Frederik Today

Should I Become an Entrepreneur? + 4 Myths Debunked

I am lucky to have asked by Shirah to talk to her students at EPFL about entrepreneurship. From the students, I always get the question if they should become an entrepreneur or make a career as an employee.

Not only from the students, but I also get this question from the network around me—people who are bored in their job, and thinking of changing their lives.
Should I Become an Entrepreneur? + 4 Myths Debunked

Entrepreneurship is something that has spiked in popularity over the years

I noticed that a lot of conventional wisdom about entrepreneurship is wrong. Let's debunk some myths.



#1 As an entrepreneur you are your own boss

If you believe this, you will be disappointed from day 1 :) Yes, this is the worst reason to become an entrepreneur. As an entrepreneur, you always have to give responsibility and answer to someone: your family (yes, they support you in your startup), your investors and board, and most importantly, your customers.

Don't forget that customers pay the bills, not your title as founder or entrepreneur.

I would say, if you become an entrepreneur, you switch from 1 boss to many bosses. If you don't like your boss, you can search for a new job, ask to move to another department. As an entrepreneur, you can't just get rid of your customers.

If you have a job, only a handful of people have control over what you earn and how many hours you work. As an entrepreneur, nothing is sure.



#2 Starting a Business is the best way to get rich

Are you looking for financial independence and think become an entrepreneur is the right path to follow? Think twice!

Investing in yourself, learning a valuable skill and use it inside your job, build a strong network in your industry to land a well-paid join would be much easier than becoming an entrepreneur.

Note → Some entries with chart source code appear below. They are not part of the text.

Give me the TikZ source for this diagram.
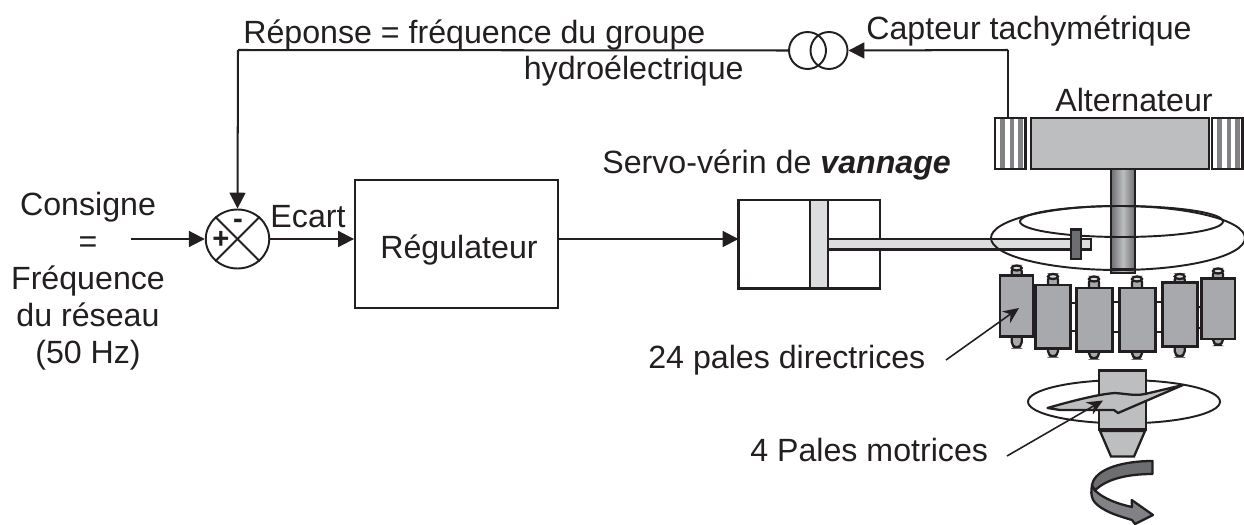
\documentclass[tikz,border=0pt]{standalone}
\usepackage{fontspec}
\setmainfont{Liberation Sans}
\usetikzlibrary{arrows.meta, positioning, shapes.geometric}
\definecolor{gristurbine}{HTML}{BCBEC0}
\definecolor{grispale}{HTML}{A7A9AC}
\definecolor{grisfonce}{HTML}{6D6E71}
\definecolor{grisfleche}{HTML}{808285}
\definecolor{grisclair}{HTML}{DCDDDE}
\definecolor{trait}{HTML}{231F20}
% one guide vane: x1, y1, x2, y2, pin axis, pin top, pin bottom
\newcommand{\pale}[7]{
  \draw[piece,fill=grispale,rounded corners=3pt] (#5-5,#6) rectangle (#5+5,#7);
  \draw[piece,fill=grisclair] (#5,#6+2) ellipse (5 and 2.5);
  \draw[piece,fill=grispale] (#1,#2) rectangle (#3,#4);
}
\tikzset{
  lien/.style={line width=1.15pt,color=trait},
  piece/.style={line width=1.3pt,draw=trait},
  texte/.style={font=\fontsize{18.3}{21.05}\selectfont,text=trait,inner sep=0pt},
  bloc/.style={draw=trait,line width=1.1pt,inner sep=0pt},
}
\begin{document}
\begin{tikzpicture}[x=0.02cm,y=-0.02cm,>={Triangle[length=9pt,width=9pt]}]
\useasboundingbox (0,0) rectangle (1244,524);

\node at (88,281) (CONS) [texte,align=center] {Consigne\\=\\Fréquence\\du réseau\\(50 Hz)};
\coordinate (ENTREE) at (131,239);
\node at (237.5,239) (SUM) [bloc,ellipse,minimum width=1.27cm,minimum height=1.18cm] {};
\draw[lien] (SUM.45) -- (SUM.225);
\draw[lien] (SUM.135) -- (SUM.315);
\node at (221,240) (PLUS) [texte,font=\fontsize{16.6}{20}\bfseries] {+};
\node at (238,224) (MOINS) [texte,font=\fontsize{16.6}{20}\bfseries] {-};
\node at (456.5,244) (REG) [bloc,minimum width=4.06cm,minimum height=2.56cm,draw=trait] {};
\node at (459,258) (REGT) [texte,anchor=base] {Régulateur};
\node at (308,227) (ECART) [texte,anchor=base] {Ecart};
\coordinate (VERIN) at (738.5,239);
\node at (807.5,50.5) (TRA) [bloc,circle,minimum size=0.74cm] {};
\node at (829,50.5) (TRB) [bloc,circle,minimum size=0.74cm] {};
\coordinate (ANGLEH) at (1008,50);
\coordinate (CAPT) at (1008,118);
\coordinate (ANGLEG) at (238,50);

\node at (243,43) (REP) [texte,anchor=base west] {Réponse = fréquence du groupe};
\node at (744,79) (HYD) [texte,anchor=base east] {hydroélectrique};
\node at (866,39.5) (TACHY) [texte,anchor=base west] {Capteur tachymétrique};
\node at (1134,111) (ALT) [texte,anchor=base] {Alternateur};
\node at (602,173.5) (SERVO) [texte,anchor=base west] {Servo-vérin de \textbf{\textit{vannage}}};
\node at (648,368) (PDIR) [texte,anchor=base west] {24 pales directrices};
\node at (750,461) (PMOT) [texte,anchor=base west] {4 Pales motrices};

\draw[lien,->] (ENTREE) -- (SUM.west);
\draw[lien,->] (SUM.east) -- (REG.west |- SUM.east);
\draw[lien,->] (REG.east |- VERIN) -- (VERIN);
\draw[lien,->] (ANGLEH) -- (TRB.east);
\draw[lien] (ANGLEH) -- (CAPT);
\draw[lien] (TRA.west) -- (ANGLEG);
\draw[lien,->] (ANGLEG) -- (SUM.north);

% servo
\draw[piece] (738.5,200) rectangle (880,288.5);
\draw[piece,fill=grisclair] (810,200) rectangle (828,288.5);
\draw[piece,fill=grisclair] (828,239) rectangle (1091,249.5);

% alternator
\draw[piece,fill=gristurbine] (1031,118) rectangle (1209,169);
\foreach \x in {995,1212}{
  \draw[piece] (\x,118) rectangle (\x+30.5,169);
  \foreach \d in {5,14.5,23}
    \fill[grisfleche] (\x+\d,119) rectangle (\x+\d+4.5,168);
}
\draw[piece,left color=grisfonce,right color=grisfonce,middle color=gristurbine] (1111,169) rectangle (1135,273);
\draw[piece,line width=0.6pt] (1111,269) -- (1135,269);
\draw[line width=1.1pt,color=trait] (1118,238) ellipse (127 and 32);
\draw[line width=1.1pt,color=trait] (1121.5,221.5) ellipse (101.5 and 15.5);
\draw[piece,fill=grisfonce] (1071,229.5) rectangle (1081,259);

% guide vanes
\foreach \ya/\yb/\xa/\xb in {309/325/1033/1036,303/331/1070/1077,302/332/1112/1120,302/332/1155/1163,307/328/1197/1202}{
  \draw[lien,line width=0.9pt] (\xa,\ya) -- (\xb,\ya);
  \draw[lien,line width=0.9pt] (\xa,\yb) -- (\xb,\yb);
}
\pale{1000}{275.5}{1033}{336.5}{1016.7}{266}{347.5}
\pale{1035.5}{285}{1070.5}{348.5}{1053}{274.5}{356.5}
\pale{1076.5}{288}{1112.5}{351.5}{1094}{277}{358.5}
\pale{1119.5}{288}{1155.5}{351.5}{1137}{277}{358.5}
\pale{1162.5}{282.5}{1197.5}{346.5}{1179.7}{274.5}{356.5}
\pale{1201.5}{278.5}{1235}{339}{1218}{269}{345}

% runner
\draw[line width=1.1pt,color=trait] (1124,401.7) ellipse (96 and 21.7);
\draw[piece,fill=gristurbine] (1099,370.5) rectangle (1146,430);
\draw[piece,line width=1.8pt] (1099,430) -- (1146,430);
\draw[piece,fill=gristurbine] (1100,431) -- (1145,431) -- (1134,456.5) -- (1111,456.5) -- cycle;
\draw[piece,fill=gristurbine,line join=round] (1047.5,408) .. controls (1075,400) and (1100,394) .. (1115,393)
  .. controls (1128,394) and (1135,396) .. (1145,394) -- (1183,385) -- (1118,413) -- (1114,410) -- (1060,410) -- cycle;

% rotation arrow
\draw[piece,fill=grisfleche,line join=round] (1092,485) .. controls (1090,497) and (1092,503) .. (1105,510)
  .. controls (1112,514) and (1122,517) .. (1132,520) -- (1135,524) -- (1153,515) -- (1131.7,500) -- (1132,507)
  .. controls (1118,504) and (1104,499) .. (1095,490.5) -- cycle;
\draw[piece,fill=grisfonce,line join=round] (1152.5,461) .. controls (1125,461) and (1095,468) .. (1092,485) -- (1095,490.5)
  .. controls (1105,480) and (1125,474) .. (1152.5,474) -- cycle;

% leaders
\coordinate (PDIRB) at (1019,308);
\coordinate (PMOTB) at (1103,400.5);
\draw[lien,line width=0.9pt,-{Stealth[length=9pt,width=8pt]}] (946,360) -- (PDIRB);
\draw[lien,line width=0.9pt,-{Stealth[length=9pt,width=8pt]}] (1007,456) -- (PMOTB);
\end{tikzpicture}
\end{document}
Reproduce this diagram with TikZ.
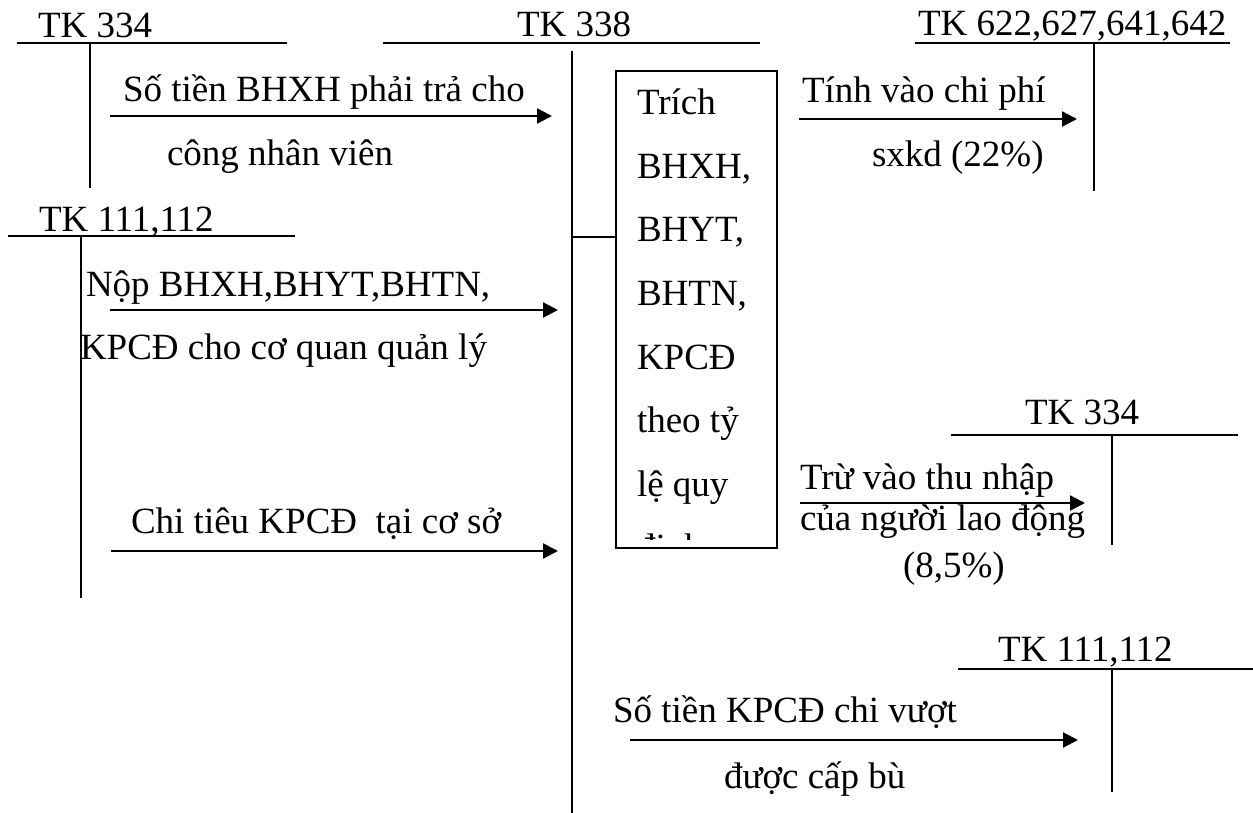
\documentclass[tikz,border=0pt]{standalone}
\usepackage{fontspec}
\setmainfont{Liberation Serif}
\usetikzlibrary{arrows.meta}

\begin{document}
\begin{tikzpicture}[x=1pt,y=-1pt,
  every node/.style={inner sep=0pt,outer sep=0pt,font=\fontsize{37}{44}\selectfont},
  lbl/.style={anchor=base west},
  tline/.style={line width=1.8pt},
  flow/.style={line width=2.2pt,-{Triangle[length=15pt,width=15pt]}},
  boxline/.style={line width=1.8pt}]

% canvas
\fill[white] (0,0) rectangle (1253,813);
\useasboundingbox (0,0) rectangle (1253,813);

% ---- T-account 334 (left) ----
\node[lbl] (t334) at (38,38) {TK 334};
\coordinate (t334l) at (17,43);
\coordinate (t334r) at (287,43);
\coordinate (t334top) at (90,43);
\coordinate (t334bot) at (90,188);
\draw[tline] (t334l) -- (t334r);
\draw[tline] (t334top) -- (t334bot);

% ---- T-account 111,112 (left) ----
\node[lbl] (t111) at (39,232) {TK 111,112};
\coordinate (t111l) at (8,236);
\coordinate (t111r) at (295,236);
\coordinate (t111top) at (81,236);
\coordinate (t111bot) at (81,598);
\draw[tline] (t111l) -- (t111r);
\draw[tline] (t111top) -- (t111bot);

% ---- T-account 338 (centre) ----
\node[lbl] (t338) at (517,37) {TK 338};
\coordinate (t338l) at (383,43);
\coordinate (t338r) at (760,43);
\coordinate (t338top) at (572,51);
\coordinate (t338bot) at (572,813);
\coordinate (t338join) at (572,237);
\draw[tline] (t338l) -- (t338r);
\draw[tline] (t338top) -- (t338bot);

% ---- T-account 622,627,641,642 ----
\node[lbl] (t622) at (918,36) {TK 622,627,641,642};
\coordinate (t622l) at (915,43);
\coordinate (t622r) at (1230,43);
\coordinate (t622top) at (1094,43);
\coordinate (t622bot) at (1094,191);
\draw[tline] (t622l) -- (t622r);
\draw[tline] (t622top) -- (t622bot);

% ---- T-account 334 (right) ----
\node[lbl] (r334) at (1025,424) {TK 334};
\coordinate (r334l) at (951,435);
\coordinate (r334r) at (1238,435);
\coordinate (r334top) at (1112,435);
\coordinate (r334bot) at (1112,545);
\draw[tline] (r334l) -- (r334r);
\draw[tline] (r334top) -- (r334bot);

% ---- T-account 111,112 (right) ----
\node[lbl] (r111) at (998,661) {TK 111,112};
\coordinate (r111l) at (958,669);
\coordinate (r111r) at (1253,669);
\coordinate (r111top) at (1112,669);
\coordinate (r111bot) at (1112,792);
\draw[tline] (r111l) -- (r111r);
\draw[tline] (r111top) -- (r111bot);

% ---- box of contributions (text cut off at the lower edge) ----
\node[draw,boxline,anchor=north west,minimum width=161pt,minimum height=477pt]
  (box) at (616,71) {};
\draw[tline] (t338join) -- (t338join -| box.west);
\begin{scope}
  \clip (620,75) rectangle (773,539);
  \foreach \w [count=\i from 0] in {Trích,BHXH{,},BHYT{,},BHTN{,},KPCĐ,theo tỷ,lệ quy,định}
    \node[lbl] (bx\i) at (637,115+63.5*\i) {\w};
\end{scope}

% ---- flows into TK 338 ----
\coordinate (a1s) at (110,116);  \coordinate (a1e) at (552,116);
\draw[flow] (a1s) -- (a1e);
\node[lbl] (a1t) at (123,102) {Số tiền BHXH phải trả cho};
\node[lbl] (a1b) at (167,166) {công nhân viên};

\coordinate (a2s) at (110,310);  \coordinate (a2e) at (558,310);
\draw[flow] (a2s) -- (a2e);
\node[lbl] (a2t) at (86,296) {Nộp BHXH,BHYT,BHTN,};
\node[lbl] (a2b) at (80,359) {KPCĐ cho cơ quan quản lý};

\coordinate (a3s) at (111,551);  \coordinate (a3e) at (558,551);
\draw[flow] (a3s) -- (a3e);
\node[lbl] (a3t) at (131,533) {Chi tiêu KPCĐ~ tại cơ sở};

% ---- flows out of TK 338 ----
\coordinate (b1s) at (799,119);  \coordinate (b1e) at (1077,119);
\draw[flow] (b1s) -- (b1e);
\node[lbl] (b1t) at (802,103) {Tính vào chi phí};
\node[lbl] (b1b) at (872,167) {sxkd (22\%)};

\coordinate (b2s) at (800,503);  \coordinate (b2e) at (1085,503);
\draw[flow] (b2s) -- (b2e);
\node[lbl] (b2t) at (800,489) {Trừ vào thu nhập};
\node[lbl] (b2m) at (800,530) {của người lao động};
\node[lbl] (b2b) at (903,577) {(8,5\%)};

\coordinate (b3s) at (630,740);  \coordinate (b3e) at (1078,740);
\draw[flow] (b3s) -- (b3e);
\node[lbl] (b3t) at (613,722) {Số tiền KPCĐ chi vượt};
\node[lbl] (b3b) at (724,788) {được cấp bù};

\end{tikzpicture}
\end{document}
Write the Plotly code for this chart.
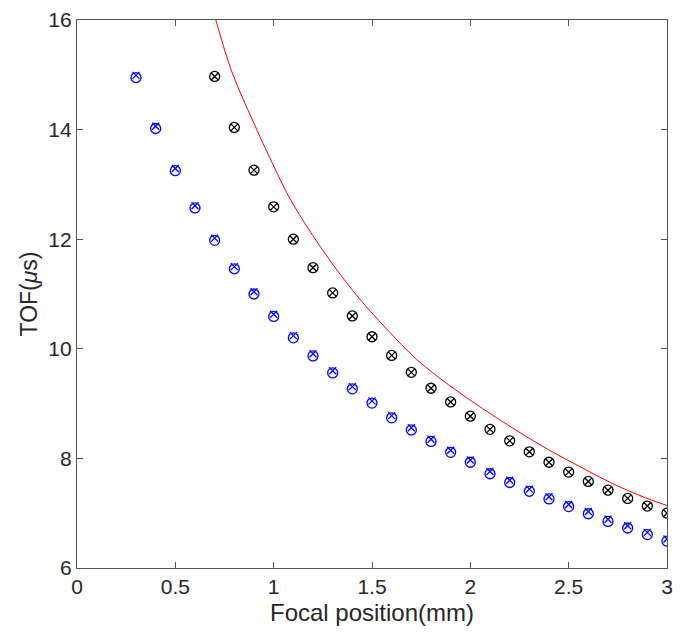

Building a startup or company is extremely hard, stressful, chaotic and often fails.

I made a previous episode about "The Path to Overnight Success" and explain that overnight success often takes ten years. I showcase this by explaining the link between Maurizo Cattelan, the artist who duck-taped a banana on a wall, and sold it for $120.000 and Jeff Bezos, owner of Amazon?

Yes, you can get rich by becoming an entrepreneur, but it is certainly not the easiest way.



#3 As an entreprneur you can choose your own time and have more time with friends & family

As an employee, you have more or less fix hours. The 9 to 5 jobs. As an entrepreneur you'll have to learn sacrifice. When your friends are going out for a drink, you are woking. When you family and friends are talking about the latest Netflix series, well you can't discuss with then as you are working. When your kids are in bed, you continue working.

Even if you company kicks off, you still be working 70 to 80 hours a week, giving up sleep. Who talks about life/work a balance. Not the entrepreneur!



#4 I have a great idea, enthusiasm, it will be a success

I wish this was true. Ofcourse all starting entrepreneurs have a great idea, have the enthusiasm and strongly believe in their future success. Why would you start if youd dont' have those ingredients?

The fact is that many "great ideas" die fast for one reason: Lack of necessity. How innovative your idea is ,if the market has no hunger for your product or service, your company will not take off.

We all know the quote of Abraham Lincoln, and re-used by Peter Drucker and Steve Jobs,"The best way to create your future is to invent it"
In the case of Steve Jobs, the iPod was not new. Sony had already systems in place, Apple made it cool and more practical. The iPhone was not new, Nokia proposed it several years before and also Microsoft had smart phones before. Only Apple made it cool and more practical.

Listen to my episode "The Science of Crazy Ideas" where I tell the story about Nokia and Apple

The success was not related to a great Idea, but it was related to a better understanding of how the market reacted on existing products and offered a better one.



Why should you become an entrepreneur

Until now, I was debunking some myths on become an entrepreur, but why did so many take the jump. Why did I become an entrepreneur and don't want to go back being an employee?

First, I believe all the "negative" parts I described before, you can rite almost the same for being an employee. Many career minded people do work longer hours, do have more than 1 boss etc.

Second, it is a great feeling when you do all this work, all these hours you sacrificed, and you succeed, you can ay, this is my company.

Third, even you can invest in yourself as an employee, the magnificient feeling you have when looking back and witness how much you have groomed as a person is just worth it.

And yes, #2 is always in the mind, not only about the possible money you can gain, but also the dream, the goal, the chance to leave a lasting legacy.

If you like to take some risks, if you like some challenge, if you understand the pitfalls and maybe have a safety net. Than becoming an entrepreneur is certainly worth it.

What made you becoming an entrepreneur or why do you stay employee?